If a Big 12 replay center had been in place, the play never would have happened. Oklahoma State would’ve won and gone on to finish the season 11-2.
“Do these incidents create catalyst for change? They absolutely do,” said Walt Anderson, Big 12 coordinator of officials.
The Big 12 will create a central command replay center this season. It will be housed next to league headquarters in Frisco, and it will feature an official team that will monitor games. The center will stay in constant contact with football officiating crews.
The conference has been experimenting with this idea for two seasons. It will be used during every Big 12 home game that features a Big 12 officiating crew. That includes every nonconference Big 12 home game, excluding Texas-Maryland, Iowa State-Iowa, and Texas Tech-Arizona State.

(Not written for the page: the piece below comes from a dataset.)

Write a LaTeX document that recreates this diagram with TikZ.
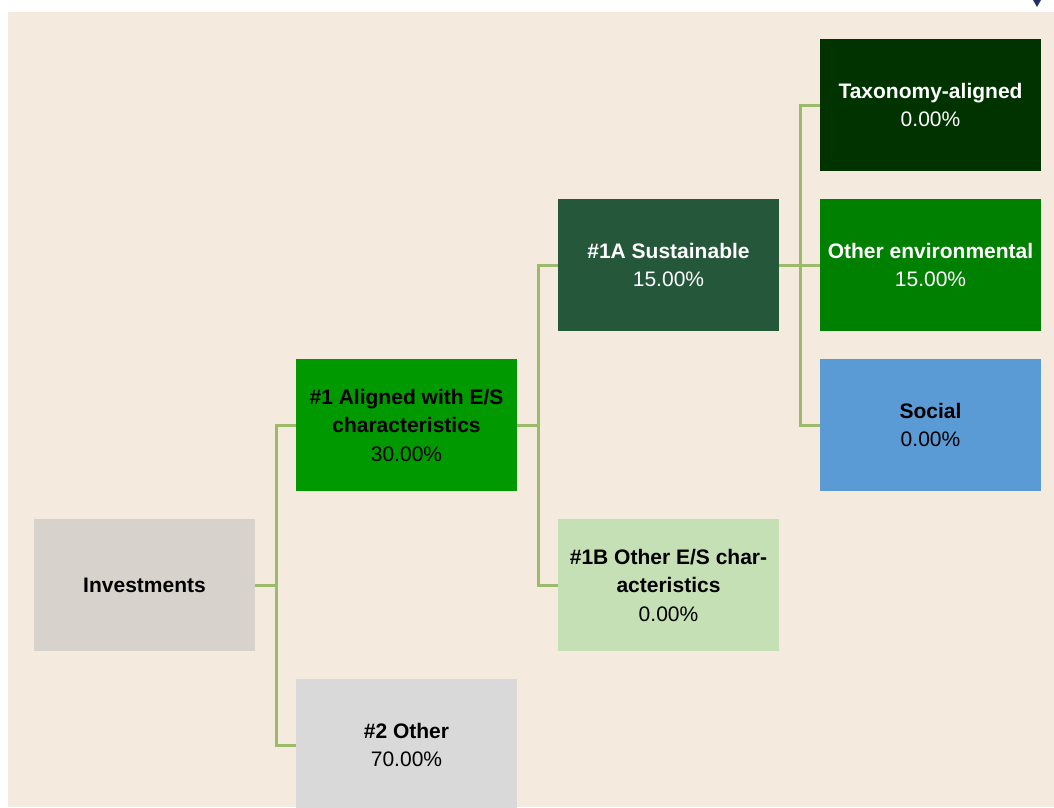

Anderson emphasized that the Big 12 hopes to shorten games. There are three changes the league is instituting to address the issue. Division I games lasted an average of 3 hours, 24 minutes last season.
First, halftimes will be set at 20 minutes — no exceptions. Many schools have asked for exceptions on homecoming or Senior Day, but extra time no longer will be allowed.
Additionally, there will be emphasis on starting the clock when a player goes out of bounds. Rather than waiting for the ball to be spotted, officials will start the clock as the ball is being spotted to speed things up.
Finally, media breaks will be enforced more effectively to keep the clock moving.
The Big 12 is instituting the “Zach Cunningham rule,” which limits the number of defenders on field goals. Players not lined up at the line of scrimmage are no longer allowed to jump over linemen. Those on the line are allowed to do that if they use their hands to launch themselves, but no other body parts.
Previously, such a play would only be penalized if a player landed on another player.
“What the rules committee wanted to do was take away the requirement for contact, be it his opponent or a teammate,” Anderson said.
There also has been a substantial edit to the horse-collar penalty. The change has to do with where a player is allowed to grab. Rather than just emphasize the collar, there will be a penalty called if a defender pulls down on the shoulder pads.
Also, if a defender pulls down the quarterback by his pads after he has released the ball, it will still be treated as if he is a ball carrier.
“The philosophy and intent of the rule is to protect them for this type of action, whether or not they had the football,” Anderson said.
Coaching decorum will be enforced much more closely in 2017. Any time a coach comes onto the field of play to complain, he will be given an unsportsmanlike conduct penalty. Two such penalties could lead to an ejection.
“If I were a coach, I’d make sure a get-back coach grabs me and prevents that,” Anderson said. “Unfortunately, if he’s been called for it once, he’d be at risk of being disqualified.”